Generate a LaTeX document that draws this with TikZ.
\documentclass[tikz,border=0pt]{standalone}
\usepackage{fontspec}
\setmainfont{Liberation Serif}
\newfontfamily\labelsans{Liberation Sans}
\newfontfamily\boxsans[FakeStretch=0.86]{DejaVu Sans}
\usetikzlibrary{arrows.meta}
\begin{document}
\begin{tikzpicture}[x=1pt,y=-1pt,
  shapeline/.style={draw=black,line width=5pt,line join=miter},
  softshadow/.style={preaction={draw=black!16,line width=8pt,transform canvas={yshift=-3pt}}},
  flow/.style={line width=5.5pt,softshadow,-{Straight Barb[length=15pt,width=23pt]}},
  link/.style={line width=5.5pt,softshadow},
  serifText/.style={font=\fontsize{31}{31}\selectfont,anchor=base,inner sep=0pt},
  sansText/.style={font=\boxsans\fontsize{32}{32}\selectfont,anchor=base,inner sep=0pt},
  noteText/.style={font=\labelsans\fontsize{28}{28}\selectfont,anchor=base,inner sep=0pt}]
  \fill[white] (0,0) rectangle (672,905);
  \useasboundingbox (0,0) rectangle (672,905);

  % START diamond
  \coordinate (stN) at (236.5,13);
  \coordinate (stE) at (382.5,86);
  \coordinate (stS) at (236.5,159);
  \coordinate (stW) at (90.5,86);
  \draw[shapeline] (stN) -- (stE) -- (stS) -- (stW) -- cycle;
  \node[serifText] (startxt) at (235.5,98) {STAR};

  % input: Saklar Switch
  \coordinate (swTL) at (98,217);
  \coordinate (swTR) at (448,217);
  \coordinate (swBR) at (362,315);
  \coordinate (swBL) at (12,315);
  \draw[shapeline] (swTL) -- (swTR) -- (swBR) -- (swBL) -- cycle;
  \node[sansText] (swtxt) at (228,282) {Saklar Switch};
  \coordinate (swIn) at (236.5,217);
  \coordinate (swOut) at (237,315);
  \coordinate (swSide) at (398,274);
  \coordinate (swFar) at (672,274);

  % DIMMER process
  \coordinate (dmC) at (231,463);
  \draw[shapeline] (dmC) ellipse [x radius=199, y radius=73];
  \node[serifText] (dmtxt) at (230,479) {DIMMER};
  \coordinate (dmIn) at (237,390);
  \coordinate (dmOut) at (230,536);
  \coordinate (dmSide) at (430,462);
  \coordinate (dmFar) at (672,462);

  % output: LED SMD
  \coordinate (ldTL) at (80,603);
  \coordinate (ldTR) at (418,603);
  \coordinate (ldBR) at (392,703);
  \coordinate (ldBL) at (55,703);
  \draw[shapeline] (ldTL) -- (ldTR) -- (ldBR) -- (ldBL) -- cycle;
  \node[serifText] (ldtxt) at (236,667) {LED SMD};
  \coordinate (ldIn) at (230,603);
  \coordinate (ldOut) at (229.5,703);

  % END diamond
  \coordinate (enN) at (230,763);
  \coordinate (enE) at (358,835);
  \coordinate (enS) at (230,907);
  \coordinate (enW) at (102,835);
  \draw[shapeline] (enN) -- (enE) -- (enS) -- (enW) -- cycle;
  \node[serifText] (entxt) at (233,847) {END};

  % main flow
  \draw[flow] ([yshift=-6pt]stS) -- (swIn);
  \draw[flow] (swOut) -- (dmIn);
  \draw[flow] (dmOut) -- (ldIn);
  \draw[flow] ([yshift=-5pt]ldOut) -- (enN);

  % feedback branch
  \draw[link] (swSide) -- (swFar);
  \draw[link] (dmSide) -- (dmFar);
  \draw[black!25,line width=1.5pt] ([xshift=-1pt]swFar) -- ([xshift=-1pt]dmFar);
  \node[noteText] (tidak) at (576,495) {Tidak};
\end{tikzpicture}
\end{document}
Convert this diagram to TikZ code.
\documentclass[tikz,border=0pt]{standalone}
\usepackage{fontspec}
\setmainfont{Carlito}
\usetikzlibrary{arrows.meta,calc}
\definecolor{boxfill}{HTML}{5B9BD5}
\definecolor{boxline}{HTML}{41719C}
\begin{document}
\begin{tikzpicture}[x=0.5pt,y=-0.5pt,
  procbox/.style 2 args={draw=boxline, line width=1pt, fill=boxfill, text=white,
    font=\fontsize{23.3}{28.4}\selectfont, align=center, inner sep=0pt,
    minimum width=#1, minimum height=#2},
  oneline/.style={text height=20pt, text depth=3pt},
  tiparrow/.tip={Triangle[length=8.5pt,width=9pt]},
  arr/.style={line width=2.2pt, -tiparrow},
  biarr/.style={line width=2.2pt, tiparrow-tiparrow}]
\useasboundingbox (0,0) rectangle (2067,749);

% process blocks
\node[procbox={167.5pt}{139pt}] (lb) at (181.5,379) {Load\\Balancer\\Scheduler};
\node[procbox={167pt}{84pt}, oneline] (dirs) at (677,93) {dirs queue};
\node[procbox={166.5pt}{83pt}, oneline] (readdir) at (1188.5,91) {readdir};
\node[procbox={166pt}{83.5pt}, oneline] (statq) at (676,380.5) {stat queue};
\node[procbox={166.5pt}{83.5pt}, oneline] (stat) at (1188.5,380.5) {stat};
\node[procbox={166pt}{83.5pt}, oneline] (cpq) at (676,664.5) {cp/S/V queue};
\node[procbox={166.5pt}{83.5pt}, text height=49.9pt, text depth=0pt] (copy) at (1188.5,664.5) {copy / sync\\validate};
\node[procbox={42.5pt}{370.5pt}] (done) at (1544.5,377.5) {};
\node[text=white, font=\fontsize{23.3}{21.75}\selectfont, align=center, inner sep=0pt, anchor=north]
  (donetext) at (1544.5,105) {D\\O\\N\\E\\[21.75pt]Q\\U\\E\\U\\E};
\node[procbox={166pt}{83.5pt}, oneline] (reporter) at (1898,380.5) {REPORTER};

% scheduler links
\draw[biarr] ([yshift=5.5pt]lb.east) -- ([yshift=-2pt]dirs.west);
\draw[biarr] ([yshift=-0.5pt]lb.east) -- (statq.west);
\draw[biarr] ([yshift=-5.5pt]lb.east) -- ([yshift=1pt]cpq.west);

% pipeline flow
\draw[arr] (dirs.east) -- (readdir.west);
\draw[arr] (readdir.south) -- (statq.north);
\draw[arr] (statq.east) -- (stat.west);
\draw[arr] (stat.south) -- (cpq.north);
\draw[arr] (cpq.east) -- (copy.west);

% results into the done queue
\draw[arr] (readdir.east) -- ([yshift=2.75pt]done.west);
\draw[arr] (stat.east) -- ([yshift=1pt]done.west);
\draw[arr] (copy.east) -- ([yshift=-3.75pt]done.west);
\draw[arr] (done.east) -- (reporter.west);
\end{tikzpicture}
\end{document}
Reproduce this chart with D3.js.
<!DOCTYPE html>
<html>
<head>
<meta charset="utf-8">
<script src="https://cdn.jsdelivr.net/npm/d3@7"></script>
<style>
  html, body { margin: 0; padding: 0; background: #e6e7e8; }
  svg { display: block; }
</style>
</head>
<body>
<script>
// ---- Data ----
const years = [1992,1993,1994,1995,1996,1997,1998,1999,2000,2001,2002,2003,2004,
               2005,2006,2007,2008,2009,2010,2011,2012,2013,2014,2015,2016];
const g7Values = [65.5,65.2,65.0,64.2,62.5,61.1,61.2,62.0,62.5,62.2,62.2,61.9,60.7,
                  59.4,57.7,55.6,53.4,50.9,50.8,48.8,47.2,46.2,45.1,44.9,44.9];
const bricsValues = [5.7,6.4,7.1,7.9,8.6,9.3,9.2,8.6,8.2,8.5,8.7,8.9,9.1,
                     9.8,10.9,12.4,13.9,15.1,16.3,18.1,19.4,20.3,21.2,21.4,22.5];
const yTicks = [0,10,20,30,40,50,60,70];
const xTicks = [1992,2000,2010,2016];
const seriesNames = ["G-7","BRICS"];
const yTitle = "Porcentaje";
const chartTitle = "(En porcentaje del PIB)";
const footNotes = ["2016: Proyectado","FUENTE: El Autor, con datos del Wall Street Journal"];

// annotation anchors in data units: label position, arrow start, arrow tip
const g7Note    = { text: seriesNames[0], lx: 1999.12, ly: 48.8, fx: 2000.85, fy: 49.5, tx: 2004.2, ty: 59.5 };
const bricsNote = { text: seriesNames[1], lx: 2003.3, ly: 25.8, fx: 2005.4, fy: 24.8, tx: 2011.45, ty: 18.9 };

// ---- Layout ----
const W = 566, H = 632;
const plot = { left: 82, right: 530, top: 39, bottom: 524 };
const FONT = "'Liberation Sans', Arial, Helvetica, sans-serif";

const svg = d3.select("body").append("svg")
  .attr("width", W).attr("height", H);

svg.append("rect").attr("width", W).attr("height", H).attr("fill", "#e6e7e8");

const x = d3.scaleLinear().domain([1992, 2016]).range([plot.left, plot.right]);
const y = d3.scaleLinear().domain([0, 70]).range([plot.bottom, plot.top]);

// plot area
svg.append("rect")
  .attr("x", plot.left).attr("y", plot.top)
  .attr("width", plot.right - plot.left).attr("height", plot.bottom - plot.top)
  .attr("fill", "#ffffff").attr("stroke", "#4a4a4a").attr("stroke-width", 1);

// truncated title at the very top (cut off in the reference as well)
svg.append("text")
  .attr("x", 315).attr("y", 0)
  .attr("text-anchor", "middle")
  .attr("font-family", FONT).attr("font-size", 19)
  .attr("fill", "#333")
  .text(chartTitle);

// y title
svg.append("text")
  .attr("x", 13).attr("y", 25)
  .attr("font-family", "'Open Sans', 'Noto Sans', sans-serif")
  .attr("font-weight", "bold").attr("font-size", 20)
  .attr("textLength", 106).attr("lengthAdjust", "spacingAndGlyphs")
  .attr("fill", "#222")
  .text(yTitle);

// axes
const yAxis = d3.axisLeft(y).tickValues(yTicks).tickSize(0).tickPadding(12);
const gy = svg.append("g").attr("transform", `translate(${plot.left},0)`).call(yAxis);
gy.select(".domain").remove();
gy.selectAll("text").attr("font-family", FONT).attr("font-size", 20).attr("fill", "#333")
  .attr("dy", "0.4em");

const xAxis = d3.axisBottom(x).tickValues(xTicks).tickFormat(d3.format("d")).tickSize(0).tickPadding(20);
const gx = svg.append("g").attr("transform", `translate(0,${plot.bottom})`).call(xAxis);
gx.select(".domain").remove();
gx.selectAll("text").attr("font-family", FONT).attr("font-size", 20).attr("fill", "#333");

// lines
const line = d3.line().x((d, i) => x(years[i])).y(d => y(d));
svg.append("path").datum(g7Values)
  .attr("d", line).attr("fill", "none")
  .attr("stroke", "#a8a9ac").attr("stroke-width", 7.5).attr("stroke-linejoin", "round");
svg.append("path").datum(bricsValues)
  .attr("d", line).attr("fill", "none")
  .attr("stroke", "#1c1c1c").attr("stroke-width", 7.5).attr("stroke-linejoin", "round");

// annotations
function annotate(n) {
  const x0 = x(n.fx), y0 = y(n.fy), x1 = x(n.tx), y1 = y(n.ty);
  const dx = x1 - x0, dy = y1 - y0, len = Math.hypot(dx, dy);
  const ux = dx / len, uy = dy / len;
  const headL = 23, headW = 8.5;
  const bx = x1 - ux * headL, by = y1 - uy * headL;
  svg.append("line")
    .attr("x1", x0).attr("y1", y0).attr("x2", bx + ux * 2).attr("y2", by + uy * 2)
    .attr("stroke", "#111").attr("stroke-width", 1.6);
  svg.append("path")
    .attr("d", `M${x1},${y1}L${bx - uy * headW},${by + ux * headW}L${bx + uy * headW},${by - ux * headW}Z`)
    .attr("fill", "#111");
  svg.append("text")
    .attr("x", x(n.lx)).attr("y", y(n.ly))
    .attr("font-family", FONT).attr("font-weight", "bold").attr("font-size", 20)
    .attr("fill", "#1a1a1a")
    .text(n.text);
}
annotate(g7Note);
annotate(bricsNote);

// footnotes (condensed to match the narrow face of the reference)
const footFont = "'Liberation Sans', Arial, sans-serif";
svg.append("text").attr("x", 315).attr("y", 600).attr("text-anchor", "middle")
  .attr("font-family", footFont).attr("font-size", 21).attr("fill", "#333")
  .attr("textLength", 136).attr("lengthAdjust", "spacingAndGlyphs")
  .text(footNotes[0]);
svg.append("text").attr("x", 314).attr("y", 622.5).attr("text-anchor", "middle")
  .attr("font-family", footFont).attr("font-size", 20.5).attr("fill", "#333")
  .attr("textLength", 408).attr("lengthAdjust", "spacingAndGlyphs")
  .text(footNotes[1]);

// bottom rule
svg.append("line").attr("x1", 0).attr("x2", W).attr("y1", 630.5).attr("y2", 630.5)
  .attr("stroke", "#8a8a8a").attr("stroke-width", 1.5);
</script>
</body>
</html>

• • • •

_Written exercise_: Copy out exactly the lines from the one with "Convert this diagram to TikZ code." through the one with "(0,0) rectangle (2067,749);", counting both ends, and no other lines.

_Answer below_:
Convert this diagram to TikZ code.
\documentclass[tikz,border=0pt]{standalone}
\usepackage{fontspec}
\setmainfont{Carlito}
\usetikzlibrary{arrows.meta,calc}
\definecolor{boxfill}{HTML}{5B9BD5}
\definecolor{boxline}{HTML}{41719C}
\begin{document}
\begin{tikzpicture}[x=0.5pt,y=-0.5pt,
  procbox/.style 2 args={draw=boxline, line width=1pt, fill=boxfill, text=white,
    font=\fontsize{23.3}{28.4}\selectfont, align=center, inner sep=0pt,
    minimum width=#1, minimum height=#2},
  oneline/.style={text height=20pt, text depth=3pt},
  tiparrow/.tip={Triangle[length=8.5pt,width=9pt]},
  arr/.style={line width=2.2pt, -tiparrow},
  biarr/.style={line width=2.2pt, tiparrow-tiparrow}]
\useasboundingbox (0,0) rectangle (2067,749);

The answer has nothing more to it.